Italians celebrated the Holocaust Memorial Day on Wednesday with a series of events and ceremonies commemorating the 65th anniversary of the liberation of the Nazi concentration camp at Auschwitz.

In a parliamentary speech, Premier Silvio Berlusconi underlined society's "duty" to remember the horrors of the Holocaust.

"All public institutions, especially the ones responsible for educating our children, have a duty to remember the Nazis' crimes so that they may never happen again," he said.

Addressing Italian students, who regularly visit the Holocaust museums and concentration camps on state-sponsored school trips, Berlusconi said he understood the "shock and rebellion" those visits stirred, adding that "it's our job as governors to turn those feelings into a positive force for building a modern, democratic society where we can all live together in peace."

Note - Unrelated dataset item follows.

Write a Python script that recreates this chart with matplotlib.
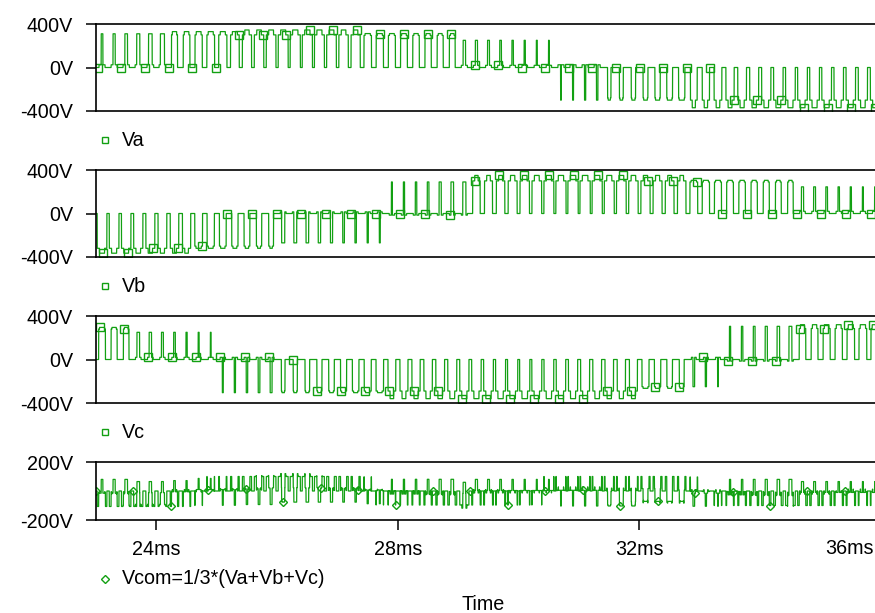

The premier thus called for a moment of deep reflection. "We have to take this opportunity to look at our globalized society, at the situations of discrimination and deficits in democracy today and stop them from advancing any further."

Berlusconi's address to a packed house of MPs, diplomats and Holocaust survivors was followed by a speech by Nobel peace laureate and former Auschwitz detainee Elie Wiesel.

At the presidential palace head of state Giorgio Napolitano gave out over 80 honor medals to a delegation of Holocaust survivors and people who had helped the Jews escape from deportation and death, underlining that "the Holocaust was a tragic experience and still charged with meaning for us today."

Despite the general feeling of solemnity, a few minor acts of vandalism served as a reminder that anti-Semitism has not been totally eradicated in Italy.

On Tuesday night a highway in Rome was covered with spray painted swastikas, Celtic crosses and anti-Jewish slogans. Foreign Minister Franco Frattini warned that it would be a mistake to underestimate the extent of anti-Semitism in Italian society, pointing at a recent study estimating that over 44 percent of Italians ambivalently feel towards Jews.

During the World War II more than 7,000 Italian Jews were deported and killed in the Nazi camps.